__Set problem__: Restate the data exactly as given and keep the pictures out.

__Dataset extract__:
========

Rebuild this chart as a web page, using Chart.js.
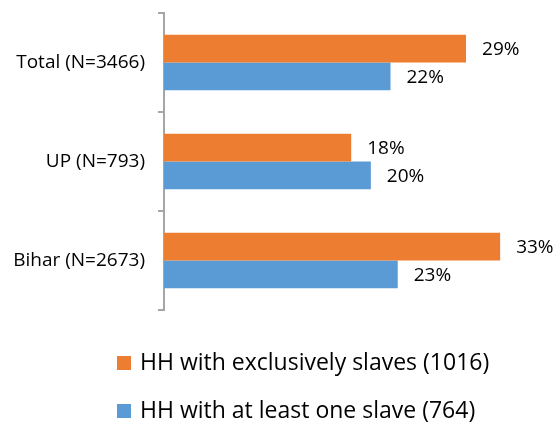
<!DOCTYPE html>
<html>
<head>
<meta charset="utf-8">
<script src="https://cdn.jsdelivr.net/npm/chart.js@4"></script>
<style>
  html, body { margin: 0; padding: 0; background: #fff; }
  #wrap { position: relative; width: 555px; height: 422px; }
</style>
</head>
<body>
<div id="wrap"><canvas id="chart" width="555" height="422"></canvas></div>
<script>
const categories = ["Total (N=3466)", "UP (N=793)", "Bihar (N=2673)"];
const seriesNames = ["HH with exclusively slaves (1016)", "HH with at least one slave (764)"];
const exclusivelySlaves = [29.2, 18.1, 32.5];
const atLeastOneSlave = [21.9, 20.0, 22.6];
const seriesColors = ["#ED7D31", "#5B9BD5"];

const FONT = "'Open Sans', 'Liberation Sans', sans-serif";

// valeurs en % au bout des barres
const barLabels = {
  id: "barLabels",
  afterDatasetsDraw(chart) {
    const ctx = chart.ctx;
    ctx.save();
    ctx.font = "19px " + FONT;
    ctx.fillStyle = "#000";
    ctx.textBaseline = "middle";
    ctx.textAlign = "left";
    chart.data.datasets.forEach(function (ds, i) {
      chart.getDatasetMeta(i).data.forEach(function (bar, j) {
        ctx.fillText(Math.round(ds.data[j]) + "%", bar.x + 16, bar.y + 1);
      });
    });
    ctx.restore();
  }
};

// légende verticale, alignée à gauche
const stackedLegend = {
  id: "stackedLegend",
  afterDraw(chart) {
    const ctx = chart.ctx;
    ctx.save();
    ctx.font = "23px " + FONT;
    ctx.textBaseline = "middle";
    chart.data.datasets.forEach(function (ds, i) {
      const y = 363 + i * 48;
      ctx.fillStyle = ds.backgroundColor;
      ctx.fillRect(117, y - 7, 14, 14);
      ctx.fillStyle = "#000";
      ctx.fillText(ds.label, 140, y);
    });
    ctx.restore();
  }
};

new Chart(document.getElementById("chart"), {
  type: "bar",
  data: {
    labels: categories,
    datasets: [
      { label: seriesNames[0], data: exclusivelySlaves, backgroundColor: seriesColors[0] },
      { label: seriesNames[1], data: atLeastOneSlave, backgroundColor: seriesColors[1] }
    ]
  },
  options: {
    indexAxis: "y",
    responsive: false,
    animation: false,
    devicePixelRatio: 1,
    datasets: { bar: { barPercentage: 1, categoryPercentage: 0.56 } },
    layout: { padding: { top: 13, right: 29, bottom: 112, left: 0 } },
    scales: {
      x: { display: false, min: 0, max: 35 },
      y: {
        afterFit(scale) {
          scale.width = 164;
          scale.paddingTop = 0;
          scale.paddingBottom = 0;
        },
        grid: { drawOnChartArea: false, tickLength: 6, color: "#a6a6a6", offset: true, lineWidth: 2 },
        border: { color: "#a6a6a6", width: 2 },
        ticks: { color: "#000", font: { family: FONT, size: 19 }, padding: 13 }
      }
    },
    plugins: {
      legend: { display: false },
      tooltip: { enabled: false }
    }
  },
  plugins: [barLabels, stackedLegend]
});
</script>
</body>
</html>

========

__Response to the task__:
Rebuild this chart as a web page, using Chart.js.
<!DOCTYPE html>
<html>
<head>
<meta charset="utf-8">
<script src="https://cdn.jsdelivr.net/npm/chart.js@4"></script>
<style>
  html, body { margin: 0; padding: 0; background: #fff; }
  #wrap { position: relative; width: 555px; height: 422px; }
</style>
</head>
<body>
<div id="wrap"><canvas id="chart" width="555" height="422"></canvas></div>
<script>
const categories = ["Total (N=3466)", "UP (N=793)", "Bihar (N=2673)"];
const seriesNames = ["HH with exclusively slaves (1016)", "HH with at least one slave (764)"];
const exclusivelySlaves = [29.2, 18.1, 32.5];
const atLeastOneSlave = [21.9, 20.0, 22.6];
const seriesColors = ["#ED7D31", "#5B9BD5"];

const FONT = "'Open Sans', 'Liberation Sans', sans-serif";

// valeurs en % au bout des barres
const barLabels = {
  id: "barLabels",
  afterDatasetsDraw(chart) {
    const ctx = chart.ctx;
    ctx.save();
    ctx.font = "19px " + FONT;
    ctx.fillStyle = "#000";
    ctx.textBaseline = "middle";
    ctx.textAlign = "left";
    chart.data.datasets.forEach(function (ds, i) {
      chart.getDatasetMeta(i).data.forEach(function (bar, j) {
        ctx.fillText(Math.round(ds.data[j]) + "%", bar.x + 16, bar.y + 1);
      });
    });
    ctx.restore();
  }
};

// légende verticale, alignée à gauche
const stackedLegend = {
  id: "stackedLegend",
  afterDraw(chart) {
    const ctx = chart.ctx;
    ctx.save();
    ctx.font = "23px " + FONT;
    ctx.textBaseline = "middle";
    chart.data.datasets.forEach(function (ds, i) {
      const y = 363 + i * 48;
      ctx.fillStyle = ds.backgroundColor;
      ctx.fillRect(117, y - 7, 14, 14);
      ctx.fillStyle = "#000";
      ctx.fillText(ds.label, 140, y);
    });
    ctx.restore();
  }
};

new Chart(document.getElementById("chart"), {
  type: "bar",
  data: {
    labels: categories,
    datasets: [
      { label: seriesNames[0], data: exclusivelySlaves, backgroundColor: seriesColors[0] },
      { label: seriesNames[1], data: atLeastOneSlave, backgroundColor: seriesColors[1] }
    ]
  },
  options: {
    indexAxis: "y",
    responsive: false,
    animation: false,
    devicePixelRatio: 1,
    datasets: { bar: { barPercentage: 1, categoryPercentage: 0.56 } },
    layout: { padding: { top: 13, right: 29, bottom: 112, left: 0 } },
    scales: {
      x: { display: false, min: 0, max: 35 },
      y: {
        afterFit(scale) {
          scale.width = 164;
          scale.paddingTop = 0;
          scale.paddingBottom = 0;
        },
        grid: { drawOnChartArea: false, tickLength: 6, color: "#a6a6a6", offset: true, lineWidth: 2 },
        border: { color: "#a6a6a6", width: 2 },
        ticks: { color: "#000", font: { family: FONT, size: 19 }, padding: 13 }
      }
    },
    plugins: {
      legend: { display: false },
      tooltip: { enabled: false }
    }
  },
  plugins: [barLabels, stackedLegend]
});
</script>
</body>
</html>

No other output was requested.